• [Challenge]
Extract the full listing below without altering a single character.

• [Supplied information]
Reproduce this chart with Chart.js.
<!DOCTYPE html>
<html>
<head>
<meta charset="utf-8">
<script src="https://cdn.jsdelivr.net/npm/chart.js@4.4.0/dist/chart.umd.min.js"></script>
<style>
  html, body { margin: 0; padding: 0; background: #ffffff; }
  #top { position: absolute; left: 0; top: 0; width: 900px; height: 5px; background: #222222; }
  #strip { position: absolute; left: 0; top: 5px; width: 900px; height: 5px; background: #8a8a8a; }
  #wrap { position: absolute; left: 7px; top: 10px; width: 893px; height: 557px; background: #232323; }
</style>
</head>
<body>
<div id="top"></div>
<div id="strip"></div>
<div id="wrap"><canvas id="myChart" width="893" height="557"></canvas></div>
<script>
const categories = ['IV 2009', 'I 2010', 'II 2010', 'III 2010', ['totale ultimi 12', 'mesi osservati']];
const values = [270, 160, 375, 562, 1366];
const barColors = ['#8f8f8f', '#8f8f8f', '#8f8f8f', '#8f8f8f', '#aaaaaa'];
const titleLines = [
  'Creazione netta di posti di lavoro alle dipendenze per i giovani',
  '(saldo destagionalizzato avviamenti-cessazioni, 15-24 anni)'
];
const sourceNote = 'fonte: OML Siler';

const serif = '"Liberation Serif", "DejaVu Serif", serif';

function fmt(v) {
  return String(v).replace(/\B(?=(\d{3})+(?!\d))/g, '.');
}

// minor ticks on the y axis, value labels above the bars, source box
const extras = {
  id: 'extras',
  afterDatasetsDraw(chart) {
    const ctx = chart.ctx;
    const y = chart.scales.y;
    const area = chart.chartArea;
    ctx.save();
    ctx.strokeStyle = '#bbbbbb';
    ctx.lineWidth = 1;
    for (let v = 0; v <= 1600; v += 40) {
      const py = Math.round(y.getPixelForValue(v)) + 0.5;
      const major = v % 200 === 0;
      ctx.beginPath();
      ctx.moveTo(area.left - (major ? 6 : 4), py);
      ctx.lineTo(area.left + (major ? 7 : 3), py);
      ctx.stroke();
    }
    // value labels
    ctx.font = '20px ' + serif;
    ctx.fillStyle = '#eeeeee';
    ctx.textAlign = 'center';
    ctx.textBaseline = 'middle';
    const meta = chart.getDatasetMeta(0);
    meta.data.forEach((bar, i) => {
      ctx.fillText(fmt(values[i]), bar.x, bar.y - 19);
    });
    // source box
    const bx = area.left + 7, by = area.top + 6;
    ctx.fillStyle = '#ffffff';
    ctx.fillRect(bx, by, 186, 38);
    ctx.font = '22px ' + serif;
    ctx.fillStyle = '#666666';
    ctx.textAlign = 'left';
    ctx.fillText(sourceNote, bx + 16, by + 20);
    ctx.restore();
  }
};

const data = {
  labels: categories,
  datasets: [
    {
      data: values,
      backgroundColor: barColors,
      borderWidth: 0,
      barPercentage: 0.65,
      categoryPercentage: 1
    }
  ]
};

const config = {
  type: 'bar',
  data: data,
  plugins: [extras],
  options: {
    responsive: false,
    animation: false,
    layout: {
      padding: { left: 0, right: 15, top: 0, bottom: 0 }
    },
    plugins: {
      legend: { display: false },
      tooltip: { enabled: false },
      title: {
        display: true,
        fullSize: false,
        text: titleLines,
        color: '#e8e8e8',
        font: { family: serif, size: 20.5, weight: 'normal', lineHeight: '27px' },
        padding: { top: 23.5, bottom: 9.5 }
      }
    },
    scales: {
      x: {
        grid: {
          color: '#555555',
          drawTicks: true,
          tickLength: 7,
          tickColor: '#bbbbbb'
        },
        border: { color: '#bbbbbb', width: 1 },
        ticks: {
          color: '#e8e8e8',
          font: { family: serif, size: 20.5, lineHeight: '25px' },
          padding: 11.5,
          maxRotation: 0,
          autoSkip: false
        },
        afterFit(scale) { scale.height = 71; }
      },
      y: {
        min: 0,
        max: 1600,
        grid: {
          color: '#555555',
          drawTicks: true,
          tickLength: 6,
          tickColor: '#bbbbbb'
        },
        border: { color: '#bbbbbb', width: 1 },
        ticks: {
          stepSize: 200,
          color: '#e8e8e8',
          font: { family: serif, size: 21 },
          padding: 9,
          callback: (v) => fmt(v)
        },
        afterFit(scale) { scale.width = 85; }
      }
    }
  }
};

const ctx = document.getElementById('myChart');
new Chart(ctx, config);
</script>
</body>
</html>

• [Completed task]
Reproduce this chart with Chart.js.
<!DOCTYPE html>
<html>
<head>
<meta charset="utf-8">
<script src="https://cdn.jsdelivr.net/npm/chart.js@4.4.0/dist/chart.umd.min.js"></script>
<style>
  html, body { margin: 0; padding: 0; background: #ffffff; }
  #top { position: absolute; left: 0; top: 0; width: 900px; height: 5px; background: #222222; }
  #strip { position: absolute; left: 0; top: 5px; width: 900px; height: 5px; background: #8a8a8a; }
  #wrap { position: absolute; left: 7px; top: 10px; width: 893px; height: 557px; background: #232323; }
</style>
</head>
<body>
<div id="top"></div>
<div id="strip"></div>
<div id="wrap"><canvas id="myChart" width="893" height="557"></canvas></div>
<script>
const categories = ['IV 2009', 'I 2010', 'II 2010', 'III 2010', ['totale ultimi 12', 'mesi osservati']];
const values = [270, 160, 375, 562, 1366];
const barColors = ['#8f8f8f', '#8f8f8f', '#8f8f8f', '#8f8f8f', '#aaaaaa'];
const titleLines = [
  'Creazione netta di posti di lavoro alle dipendenze per i giovani',
  '(saldo destagionalizzato avviamenti-cessazioni, 15-24 anni)'
];
const sourceNote = 'fonte: OML Siler';

const serif = '"Liberation Serif", "DejaVu Serif", serif';

function fmt(v) {
  return String(v).replace(/\B(?=(\d{3})+(?!\d))/g, '.');
}

// minor ticks on the y axis, value labels above the bars, source box
const extras = {
  id: 'extras',
  afterDatasetsDraw(chart) {
    const ctx = chart.ctx;
    const y = chart.scales.y;
    const area = chart.chartArea;
    ctx.save();
    ctx.strokeStyle = '#bbbbbb';
    ctx.lineWidth = 1;
    for (let v = 0; v <= 1600; v += 40) {
      const py = Math.round(y.getPixelForValue(v)) + 0.5;
      const major = v % 200 === 0;
      ctx.beginPath();
      ctx.moveTo(area.left - (major ? 6 : 4), py);
      ctx.lineTo(area.left + (major ? 7 : 3), py);
      ctx.stroke();
    }
    // value labels
    ctx.font = '20px ' + serif;
    ctx.fillStyle = '#eeeeee';
    ctx.textAlign = 'center';
    ctx.textBaseline = 'middle';
    const meta = chart.getDatasetMeta(0);
    meta.data.forEach((bar, i) => {
      ctx.fillText(fmt(values[i]), bar.x, bar.y - 19);
    });
    // source box
    const bx = area.left + 7, by = area.top + 6;
    ctx.fillStyle = '#ffffff';
    ctx.fillRect(bx, by, 186, 38);
    ctx.font = '22px ' + serif;
    ctx.fillStyle = '#666666';
    ctx.textAlign = 'left';
    ctx.fillText(sourceNote, bx + 16, by + 20);
    ctx.restore();
  }
};

const data = {
  labels: categories,
  datasets: [
    {
      data: values,
      backgroundColor: barColors,
      borderWidth: 0,
      barPercentage: 0.65,
      categoryPercentage: 1
    }
  ]
};

const config = {
  type: 'bar',
  data: data,
  plugins: [extras],
  options: {
    responsive: false,
    animation: false,
    layout: {
      padding: { left: 0, right: 15, top: 0, bottom: 0 }
    },
    plugins: {
      legend: { display: false },
      tooltip: { enabled: false },
      title: {
        display: true,
        fullSize: false,
        text: titleLines,
        color: '#e8e8e8',
        font: { family: serif, size: 20.5, weight: 'normal', lineHeight: '27px' },
        padding: { top: 23.5, bottom: 9.5 }
      }
    },
    scales: {
      x: {
        grid: {
          color: '#555555',
          drawTicks: true,
          tickLength: 7,
          tickColor: '#bbbbbb'
        },
        border: { color: '#bbbbbb', width: 1 },
        ticks: {
          color: '#e8e8e8',
          font: { family: serif, size: 20.5, lineHeight: '25px' },
          padding: 11.5,
          maxRotation: 0,
          autoSkip: false
        },
        afterFit(scale) { scale.height = 71; }
      },
      y: {
        min: 0,
        max: 1600,
        grid: {
          color: '#555555',
          drawTicks: true,
          tickLength: 6,
          tickColor: '#bbbbbb'
        },
        border: { color: '#bbbbbb', width: 1 },
        ticks: {
          stepSize: 200,
          color: '#e8e8e8',
          font: { family: serif, size: 21 },
          padding: 9,
          callback: (v) => fmt(v)
        },
        afterFit(scale) { scale.width = 85; }
      }
    }
  }
};

const ctx = document.getElementById('myChart');
new Chart(ctx, config);
</script>
</body>
</html>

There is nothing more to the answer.